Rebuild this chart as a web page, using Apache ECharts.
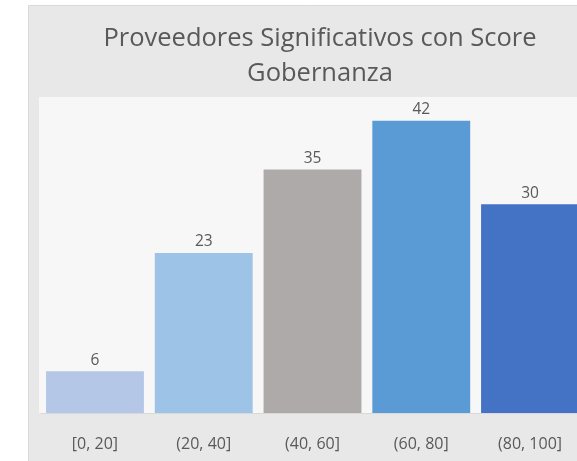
<!DOCTYPE html>
<html>
<head>
<meta charset="utf-8">
<script src="https://cdn.jsdelivr.net/npm/echarts@6/dist/echarts.min.js"></script>
<style>
  html, body { margin: 0; padding: 0; overflow: hidden; background: #ffffff; }
  #chart { width: 590px; height: 461px; }
</style>
</head>
<body>
<div id="chart"></div>
<script>
var categories = ['[0, 20]', '(20, 40]', '(40, 60]', '(60, 80]', '(80, 100]'];
var values = [6, 23, 35, 42, 30];
var barColors = ['#b4c7e7', '#9dc3e6', '#aeaaaa', '#5b9bd5', '#4472c4'];

var chart = echarts.init(document.getElementById('chart'));

var option = {
    backgroundColor: '#ffffff',
    animation: false,
    title: {
        text: 'Proveedores Significativos con Score\nGobernanza',
        left: 315,
        top: 16,
        textAlign: 'center',
        textStyle: {
            fontFamily: 'Open Sans',
            fontSize: 25.5,
            fontWeight: 'normal',
            color: '#595959',
            lineHeight: 35
        }
    },
    graphic: [
        {   // outer panel
            type: 'rect', z: -10, silent: true,
            shape: { x: 28.5, y: 5.5, width: 600, height: 500 },
            style: { fill: '#e8e8e8', stroke: '#d9d9d9', lineWidth: 1 }
        },
        {   // plot area
            type: 'rect', z: -9, silent: true,
            shape: { x: 39, y: 97, width: 600, height: 316 },
            style: { fill: '#f7f7f7' }
        }
    ],
    grid: {
        left: 40.6,
        right: 590 - 584.4,
        top: 100,
        bottom: 48
    },
    xAxis: {
        type: 'category',
        data: categories,
        axisLine: { show: true, lineStyle: { color: '#d9d9d9', width: 1 } },
        axisTick: { show: false },
        axisLabel: {
            fontFamily: 'Open Sans',
            fontSize: 16,
            color: '#595959',
            margin: 23
        }
    },
    yAxis: {
        type: 'value',
        min: 0,
        max: 45,
        show: false,
        splitLine: { show: false }
    },
    series: [{
        type: 'bar',
        barCategoryGap: '10%',
        data: values.map(function (v, i) {
            return { value: v, itemStyle: { color: barColors[i] } };
        }),
        label: {
            show: true,
            position: 'top',
            distance: 3,
            fontFamily: 'Open Sans',
            fontSize: 15.5,
            color: '#595959'
        }
    }]
};

chart.setOption(option);
</script>
</body>
</html>
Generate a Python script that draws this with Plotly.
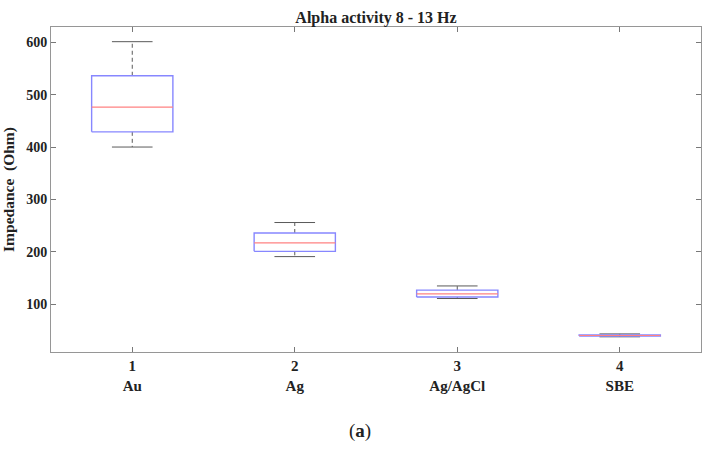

____

■ EXERCISE DIRECTIONS ■
Output all the records, word for word, with no pictures in the copy.

■ SOLUTION TO THIS EXERCISE ■
Rebuild this chart as a web page, using Apache ECharts.
<!DOCTYPE html>
<html>
<head>
<meta charset="utf-8">
<script src="https://cdn.jsdelivr.net/npm/echarts@6/dist/echarts.min.js"></script>
<style>
  html, body { margin: 0; padding: 0; overflow: hidden; background: #ffffff; }
  #chart { width: 590px; height: 461px; }
</style>
</head>
<body>
<div id="chart"></div>
<script>
var categories = ['[0, 20]', '(20, 40]', '(40, 60]', '(60, 80]', '(80, 100]'];
var values = [6, 23, 35, 42, 30];
var barColors = ['#b4c7e7', '#9dc3e6', '#aeaaaa', '#5b9bd5', '#4472c4'];

var chart = echarts.init(document.getElementById('chart'));

var option = {
    backgroundColor: '#ffffff',
    animation: false,
    title: {
        text: 'Proveedores Significativos con Score\nGobernanza',
        left: 315,
        top: 16,
        textAlign: 'center',
        textStyle: {
            fontFamily: 'Open Sans',
            fontSize: 25.5,
            fontWeight: 'normal',
            color: '#595959',
            lineHeight: 35
        }
    },
    graphic: [
        {   // outer panel
            type: 'rect', z: -10, silent: true,
            shape: { x: 28.5, y: 5.5, width: 600, height: 500 },
            style: { fill: '#e8e8e8', stroke: '#d9d9d9', lineWidth: 1 }
        },
        {   // plot area
            type: 'rect', z: -9, silent: true,
            shape: { x: 39, y: 97, width: 600, height: 316 },
            style: { fill: '#f7f7f7' }
        }
    ],
    grid: {
        left: 40.6,
        right: 590 - 584.4,
        top: 100,
        bottom: 48
    },
    xAxis: {
        type: 'category',
        data: categories,
        axisLine: { show: true, lineStyle: { color: '#d9d9d9', width: 1 } },
        axisTick: { show: false },
        axisLabel: {
            fontFamily: 'Open Sans',
            fontSize: 16,
            color: '#595959',
            margin: 23
        }
    },
    yAxis: {
        type: 'value',
        min: 0,
        max: 45,
        show: false,
        splitLine: { show: false }
    },
    series: [{
        type: 'bar',
        barCategoryGap: '10%',
        data: values.map(function (v, i) {
            return { value: v, itemStyle: { color: barColors[i] } };
        }),
        label: {
            show: true,
            position: 'top',
            distance: 3,
            fontFamily: 'Open Sans',
            fontSize: 15.5,
            color: '#595959'
        }
    }]
};

chart.setOption(option);
</script>
</body>
</html>
Generate a Python script that draws this with Plotly.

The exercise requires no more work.